In entrambe queste due grandi collezioni, la Jesi e la Vitali (tenute rigorosamente distinte), ci sono capolavori assoluti dell’arte italiana del primo Novecento. La collezione Jesi ci accoglie con il Ritratto di Emilio Jesi, realizzato in bronzo dal suo grande amico Marino Marini. Potremo goderci l’Autoritratto di Boccioni, per la prima volta dalla sua donazione è osservabile da entrambi i lati: il dipinto era stato iniziato su una tela verticale, successivamente risvoltata e ruotata, e reimpostato poi in formato orizzontale. Vicino alla Rissa in galleria, c’è una sala solo per Filippo De Pisis. La quarta sala è interamente dedicata ai 13 dipinti di Giorgio Morandi. Poi Carrà, Picasso, Braque, Modigliani, Sironi. Con alcune delle opere più importanti: La lampada di Sironi, Madre e figlio di Carlo Carrà, Testa di Toro di Picasso. Ma anche dipinti importanti di Ardengo Soffici, Osvado Licini, Bruno Cassinari.
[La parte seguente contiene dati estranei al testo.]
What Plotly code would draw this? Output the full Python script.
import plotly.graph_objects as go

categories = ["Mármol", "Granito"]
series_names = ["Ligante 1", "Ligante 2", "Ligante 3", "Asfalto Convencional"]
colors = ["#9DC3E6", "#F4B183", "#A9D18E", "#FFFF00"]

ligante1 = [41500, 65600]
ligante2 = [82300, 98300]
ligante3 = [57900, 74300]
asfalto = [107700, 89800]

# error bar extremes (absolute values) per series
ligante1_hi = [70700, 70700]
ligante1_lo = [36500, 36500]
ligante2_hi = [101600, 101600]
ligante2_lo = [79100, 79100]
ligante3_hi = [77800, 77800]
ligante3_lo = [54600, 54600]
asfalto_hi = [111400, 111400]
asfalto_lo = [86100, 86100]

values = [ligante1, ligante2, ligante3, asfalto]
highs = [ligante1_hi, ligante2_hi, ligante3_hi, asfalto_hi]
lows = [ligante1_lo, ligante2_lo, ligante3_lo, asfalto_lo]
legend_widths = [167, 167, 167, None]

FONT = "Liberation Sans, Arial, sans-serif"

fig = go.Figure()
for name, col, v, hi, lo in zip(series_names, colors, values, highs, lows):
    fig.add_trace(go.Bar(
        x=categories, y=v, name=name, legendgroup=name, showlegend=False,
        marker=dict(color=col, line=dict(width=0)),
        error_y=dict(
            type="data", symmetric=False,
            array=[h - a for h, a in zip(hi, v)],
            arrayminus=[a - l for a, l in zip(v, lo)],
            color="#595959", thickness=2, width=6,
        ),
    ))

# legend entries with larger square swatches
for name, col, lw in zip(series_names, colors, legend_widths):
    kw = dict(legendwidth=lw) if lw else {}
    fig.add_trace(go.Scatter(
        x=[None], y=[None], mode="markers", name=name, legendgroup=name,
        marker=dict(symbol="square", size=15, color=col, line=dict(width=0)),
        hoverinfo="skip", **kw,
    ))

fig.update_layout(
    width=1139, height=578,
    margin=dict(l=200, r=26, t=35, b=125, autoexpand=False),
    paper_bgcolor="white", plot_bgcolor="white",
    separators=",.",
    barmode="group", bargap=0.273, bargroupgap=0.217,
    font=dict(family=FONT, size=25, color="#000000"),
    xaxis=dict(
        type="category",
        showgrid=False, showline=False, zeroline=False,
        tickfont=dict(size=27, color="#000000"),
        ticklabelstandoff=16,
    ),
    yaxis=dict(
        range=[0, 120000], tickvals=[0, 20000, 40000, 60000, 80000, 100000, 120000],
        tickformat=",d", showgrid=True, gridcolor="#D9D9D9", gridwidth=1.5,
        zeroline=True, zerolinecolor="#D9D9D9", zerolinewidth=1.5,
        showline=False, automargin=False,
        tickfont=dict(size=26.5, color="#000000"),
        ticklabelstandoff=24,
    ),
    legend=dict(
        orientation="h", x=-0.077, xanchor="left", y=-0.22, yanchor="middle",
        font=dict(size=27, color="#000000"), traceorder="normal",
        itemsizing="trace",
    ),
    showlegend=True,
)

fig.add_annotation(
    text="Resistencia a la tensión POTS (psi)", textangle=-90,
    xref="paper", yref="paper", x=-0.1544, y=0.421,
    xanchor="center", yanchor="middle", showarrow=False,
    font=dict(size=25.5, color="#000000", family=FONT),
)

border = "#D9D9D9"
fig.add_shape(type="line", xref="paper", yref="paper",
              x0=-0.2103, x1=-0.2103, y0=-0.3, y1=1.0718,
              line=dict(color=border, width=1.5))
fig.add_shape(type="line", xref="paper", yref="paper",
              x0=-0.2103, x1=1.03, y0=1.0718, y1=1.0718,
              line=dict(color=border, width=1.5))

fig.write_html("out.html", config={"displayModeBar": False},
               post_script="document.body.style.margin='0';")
Altre sculture di Marino Marini e di Arturo Martini. La collezione di Lamberto Vitali è mista: è un lascito del critico e studioso collezionista di oggetti antichi e moderni: vasi egizi, monili micenei, dipinti dell’Ottocento, sculture e tavole medievali, e naturalmente capolavori di Giorgio Morandi, di cui era studioso. Come per la collezione Jesi, nella prima sala è stato inserito il Ritratto di Lamberto Vitali, sempre di Marino Marini. Di Giorgio Morandi, Vitali aveva importanti capolavori, esposti nella sala principale della sezione: i tre Paesaggi e i noti dipinti metafisici, Fiori e Natura morta con tavolo rotondo, Fiori e Paesaggio. Nella stessa sala un ritratto famoso, L’enfant gras di Amedeo Modigliani del 1915.
Previstauna sezione grafica della raccolta: il Volto in una falce di luna crescente di Odilon Redon (1890 ca.), un disegno di Leonardo da Vinci (Testa virile di profilo 1510-1511) e altri tre di Edgar Degas, copie di grandi maestri della tradizione rinascimentale. Nella ‘saletta pompeiana’ vengono esposti i dipinti dell’Ottocento della collezione: Adriano Cecioni, Silvestro Lega (Ritratto del fratello Ettore, Testa di donna), Giovanni Fattori (Signora all’aperto) e del pointilliste Théo van Rysselberge, il Ritratto femminile di Mauro Conconi e la Natura morta con fichi di Raffaello Sernesi. Una speciale vetrina ospita i reperti tardoantichi. Nella sala degli specchi, la sezione archeologica della collezione Vitali è sistemata al centro della stanza come se fossero oggetti posati sul tavolo da pranzo. In chiusura di percorso si incontra la raccolta degli Autoritratti minimi di grandi artisti del Novecento fatti commissionare dallo sceneggiatore, regista e scirittore Cesare Zavattini e le 23 Fantasie di Mario Mafai, donata da Aldo Bassetti, già presidente degli Amici di Brera. Palazzo Citterio ha intenzione di aprirsi anche all’arta contemporanea. E così tra mostre temporanee c’è quella site-specific dedicata a Mario Ceroli con dieci lavori inediti, la Forza di sognare ancora curata da Cesare Biasini Selvaggi, che invade per intero lo spazio ipogeo di James Stirling. E un grande schermo con un pannello dalla colossale opera digitale di Refik Anadol, Renaissance Dreams, proveniente dal MEET Digital Culture Center di Milano.